Collected data:
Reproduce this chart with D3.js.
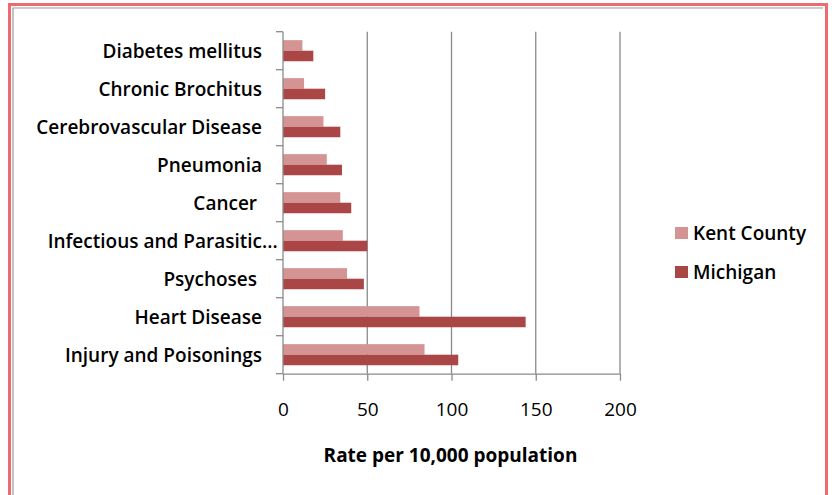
<!DOCTYPE html>
<html>
<head>
<meta charset="utf-8">
<script src="https://cdn.jsdelivr.net/npm/d3@7"></script>
<style>
  html, body { margin: 0; padding: 0; background: #fff; }
  svg { display: block; }
  text { font-family: "Open Sans", sans-serif; fill: #000; }
</style>
</head>
<body>
<svg id="chart" width="832" height="495"></svg>
<script>
// Causes of death, listed top to bottom
const categories = [
  "Diabetes mellitus",
  "Chronic Brochitus",
  "Cerebrovascular Disease",
  "Pneumonia",
  "Cancer ",
  "Infectious and Parasitic...",
  "Psychoses ",
  "Heart Disease",
  "Injury and Poisonings"
];
const seriesNames = ["Kent County", "Michigan"];
const kentCounty = [11.5, 12.5, 24, 26, 34, 35.5, 38, 81, 84];
const michigan = [18, 25, 34, 35, 40.5, 50, 48, 144, 104];
const xTicks = [0, 50, 100, 150, 200];
const colors = ["#D49494", "#AA4646"];

const values = [kentCounty, michigan];
const rows = categories.map((c, i) => ({
  category: c,
  bars: seriesNames.map((s, k) => ({ series: s, value: values[k][i], color: colors[k] }))
}));

const svg = d3.select("#chart");

// outer frame
svg.append("rect")
  .attr("x", 9.5).attr("y", 4.5).attr("width", 817).attr("height", 520)
  .attr("fill", "none").attr("stroke", "#EE6A6F").attr("stroke-width", 3);
svg.append("path")
  .attr("d", "M13,520V8H823")
  .attr("fill", "none").attr("stroke", "#9A9A9A").attr("stroke-width", 1.2);

const plot = { left: 283, right: 620, top: 31.7, bottom: 373.7 };

const x = d3.scaleLinear().domain([0, 200]).range([plot.left, plot.right]);
const y = d3.scaleBand().domain(categories).range([plot.top, plot.bottom]).padding(0);
const ySub = d3.scaleBand().domain(seriesNames).range([0, y.bandwidth()])
  .paddingInner(0).paddingOuter(0.8);

// vertical gridlines
svg.append("g")
  .selectAll("line")
  .data(xTicks.filter(t => t > 0))
  .join("line")
  .attr("x1", d => x(d)).attr("x2", d => x(d))
  .attr("y1", plot.top).attr("y2", plot.bottom)
  .attr("stroke", "#8A8A8A").attr("stroke-width", 1.3);

// bars
const groups = svg.append("g")
  .selectAll("g")
  .data(rows)
  .join("g")
  .attr("transform", d => `translate(0,${y(d.category)})`);

groups.selectAll("rect")
  .data(d => d.bars)
  .join("rect")
  .attr("x", x(0))
  .attr("y", d => ySub(d.series))
  .attr("width", d => x(d.value) - x(0))
  .attr("height", ySub.bandwidth())
  .attr("fill", d => d.color);

// x axis
const xAxis = svg.append("g")
  .attr("transform", `translate(0,${plot.bottom})`)
  .call(d3.axisBottom(x).tickValues(xTicks).tickSize(7).tickPadding(22).tickSizeOuter(0));
xAxis.select(".domain").attr("stroke", "#8A8A8A").attr("stroke-width", 1.3);
xAxis.selectAll(".tick line").attr("stroke", "#8A8A8A").attr("stroke-width", 1.3);
xAxis.selectAll(".tick text")
  .attr("font-family", "Open Sans").attr("font-size", 19).attr("fill", "#000");

// y axis: ticks at band boundaries
const yAxisG = svg.append("g");
yAxisG.append("line")
  .attr("x1", plot.left).attr("x2", plot.left)
  .attr("y1", plot.top).attr("y2", plot.bottom)
  .attr("stroke", "#8A8A8A").attr("stroke-width", 1.3);
yAxisG.selectAll("line.tk")
  .data(categories.concat([null]))
  .join("line")
  .attr("class", "tk")
  .attr("x1", plot.left - 7).attr("x2", plot.left)
  .attr("y1", (d, i) => plot.top + i * y.step())
  .attr("y2", (d, i) => plot.top + i * y.step())
  .attr("stroke", "#8A8A8A").attr("stroke-width", 1.3);

// category labels
const labelSize = 19;
const labels = svg.append("g")
  .selectAll("text")
  .data(categories)
  .join("text")
  .attr("x", 262)
  .attr("y", d => y(d) + y.bandwidth() / 2)
  .attr("dy", "0.36em")
  .attr("text-anchor", "end")
  .attr("font-size", labelSize)
  .attr("font-weight", 600)
  .style("white-space", "pre")
  .text(d => d);

// truncated labels keep their words aligned and let the ellipsis run past
labels.filter(d => d.endsWith("...")).each(function () {
  const node = this;
  const full = node.getComputedTextLength();
  const probe = svg.append("text")
    .attr("font-size", labelSize).attr("font-weight", 600)
    .text(node.textContent.slice(0, -3));
  const base = probe.node().getComputedTextLength();
  probe.remove();
  d3.select(node).attr("x", 262 + (full - base));
});

// axis title
svg.append("text")
  .attr("x", 450.5)
  .attr("y", 462)
  .attr("text-anchor", "middle")
  .attr("font-size", 19)
  .attr("font-weight", 700)
  .text("Rate per 10,000 population");

// legend
const legend = svg.append("g")
  .selectAll("g")
  .data(seriesNames)
  .join("g")
  .attr("transform", (d, i) => `translate(675,${227 + i * 39})`);
legend.append("rect")
  .attr("width", 13).attr("height", 12)
  .attr("fill", (d, i) => colors[i]);
legend.append("text")
  .attr("x", 18).attr("y", 12.5)
  .attr("font-size", 19)
  .attr("font-weight", 600)
  .text(d => d);
</script>
</body>
</html>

Goal:
Exactly restate the lines from the beginning of the data through the line with "31.7, bottom: 373.7", and no others, keeping pictures out.

Answer to the problem:
Reproduce this chart with D3.js.
<!DOCTYPE html>
<html>
<head>
<meta charset="utf-8">
<script src="https://cdn.jsdelivr.net/npm/d3@7"></script>
<style>
  html, body { margin: 0; padding: 0; background: #fff; }
  svg { display: block; }
  text { font-family: "Open Sans", sans-serif; fill: #000; }
</style>
</head>
<body>
<svg id="chart" width="832" height="495"></svg>
<script>
// Causes of death, listed top to bottom
const categories = [
  "Diabetes mellitus",
  "Chronic Brochitus",
  "Cerebrovascular Disease",
  "Pneumonia",
  "Cancer ",
  "Infectious and Parasitic...",
  "Psychoses ",
  "Heart Disease",
  "Injury and Poisonings"
];
const seriesNames = ["Kent County", "Michigan"];
const kentCounty = [11.5, 12.5, 24, 26, 34, 35.5, 38, 81, 84];
const michigan = [18, 25, 34, 35, 40.5, 50, 48, 144, 104];
const xTicks = [0, 50, 100, 150, 200];
const colors = ["#D49494", "#AA4646"];

const values = [kentCounty, michigan];
const rows = categories.map((c, i) => ({
  category: c,
  bars: seriesNames.map((s, k) => ({ series: s, value: values[k][i], color: colors[k] }))
}));

const svg = d3.select("#chart");

// outer frame
svg.append("rect")
  .attr("x", 9.5).attr("y", 4.5).attr("width", 817).attr("height", 520)
  .attr("fill", "none").attr("stroke", "#EE6A6F").attr("stroke-width", 3);
svg.append("path")
  .attr("d", "M13,520V8H823")
  .attr("fill", "none").attr("stroke", "#9A9A9A").attr("stroke-width", 1.2);

const plot = { left: 283, right: 620, top: 31.7, bottom: 373.7 };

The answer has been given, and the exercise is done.